Instructions to follow:
Determine how many lines contain the string "document", then reply with that figure only.
━━━━━ Supplied information
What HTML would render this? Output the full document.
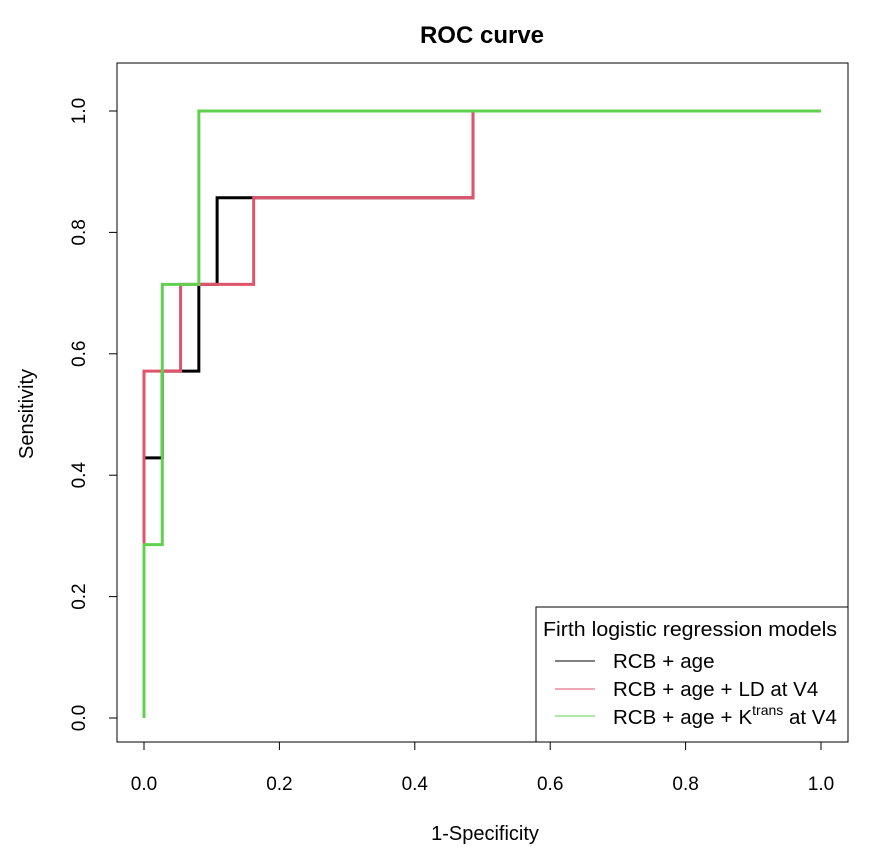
<!DOCTYPE html>
<html><head><meta charset="utf-8"><style>
body{margin:0;background:#fff}
svg text{font-family:"Liberation Sans",Arial,sans-serif;fill:#000}
</style></head><body>
<svg width="894" height="863" xmlns="http://www.w3.org/2000/svg">
<text x="482" y="43" text-anchor="middle" font-size="24" font-weight="bold">ROC curve</text>
<rect x="117" y="63" width="731" height="679" fill="none" stroke="#000" stroke-width="1"/>
<g id="axes"></g>
<g id="series"></g>
<text x="485" y="840" text-anchor="middle" font-size="20">1-Specificity</text>
<text transform="translate(33,414) rotate(-90)" text-anchor="middle" font-size="20">Sensitivity</text>
<g>
<rect x="536" y="607" width="312" height="135" fill="#fff" stroke="#000" stroke-width="1"/>
<text x="543" y="636" font-size="20.5" textLength="294" lengthAdjust="spacingAndGlyphs">Firth logistic regression models</text>
<line x1="555" y1="661" x2="595" y2="661" stroke="#000" stroke-width="1"/>
<text x="613" y="668" font-size="20.5">RCB<tspan dx="6">+</tspan><tspan dx="6">age</tspan></text>
<line x1="555" y1="689" x2="595" y2="689" stroke="#DF536B" stroke-width="1"/>
<text x="613" y="696" font-size="20.5">RCB<tspan dx="6">+</tspan><tspan dx="6">age</tspan><tspan dx="6">+</tspan><tspan dx="6">LD at V4</tspan></text>
<line x1="555" y1="716" x2="595" y2="716" stroke="#61D04F" stroke-width="1"/>
<text x="613" y="724" font-size="20.5">RCB<tspan dx="6">+</tspan><tspan dx="6">age</tspan><tspan dx="6">+</tspan><tspan dx="6">K</tspan><tspan font-size="14" dy="-9">trans</tspan><tspan dy="9"> at V4</tspan></text>
</g>
</svg>
<script>
const xTicks=[0,0.2,0.4,0.6,0.8,1.0];
const xTickLabels=["0.0","0.2","0.4","0.6","0.8","1.0"];
const yTicks=[0,0.2,0.4,0.6,0.8,1.0];
const yTickLabels=["0.0","0.2","0.4","0.6","0.8","1.0"];
const blackX=[0,0,0.027,0.027,0.081,0.081,0.108,0.108,0.486,0.486,1];
const blackY=[0,0.4286,0.4286,0.5714,0.5714,0.7143,0.7143,0.857,0.857,1,1];
const redX=[0,0,0.054,0.054,0.162,0.162,0.486,0.486,1];
const redY=[0,0.5714,0.5714,0.7143,0.7143,0.857,0.857,1,1];
const greenX=[0,0,0.027,0.027,0.081,0.081,1];
const greenY=[0,0.2857,0.2857,0.7143,0.7143,1,1];
const NS="http://www.w3.org/2000/svg";
const sx=v=>144+v*677, sy=v=>718-v*607;
const axes=document.getElementById('axes');
function mk(t,a){const e=document.createElementNS(NS,t);for(const k in a)e.setAttribute(k,a[k]);return e;}
xTicks.forEach((v,i)=>{
 const l=mk('line',{x1:sx(v),x2:sx(v),y1:742,y2:750,stroke:'#000'});
 
 
 axes.appendChild(l);
 const t=mk('text',{x:sx(v),y:790,'text-anchor':'middle','font-size':'19'});
 
 
 t.textContent=xTickLabels[i];axes.appendChild(t);
});
yTicks.forEach((v,i)=>{
 const l=mk('line',{x1:109,x2:117,y1:sy(v),y2:sy(v),stroke:'#000'});
 
 
 axes.appendChild(l);
 const t=mk('text',{transform:`translate(85,${sy(v)}) rotate(-90)`,'text-anchor':'middle','font-size':'19'});
 
 
 t.textContent=yTickLabels[i];axes.appendChild(t);
});
const ser=document.getElementById('series');
function draw(xs,ys,c,name){
 const p=xs.map((x,i)=>sx(x)+','+sy(ys[i])).join(' ');
 const e=mk('polyline',{points:p,fill:'none',stroke:c,'stroke-width':'3'});
 
 
 ser.appendChild(e);
}
draw(blackX,blackY,'#000','roc-rcb-age');
draw(redX,redY,'#DF536B','roc-rcb-age-ld');
draw(greenX,greenY,'#61D04F','roc-rcb-age-ktrans');
</script>
</body></html>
━━━━━━━━━━
Full response:
4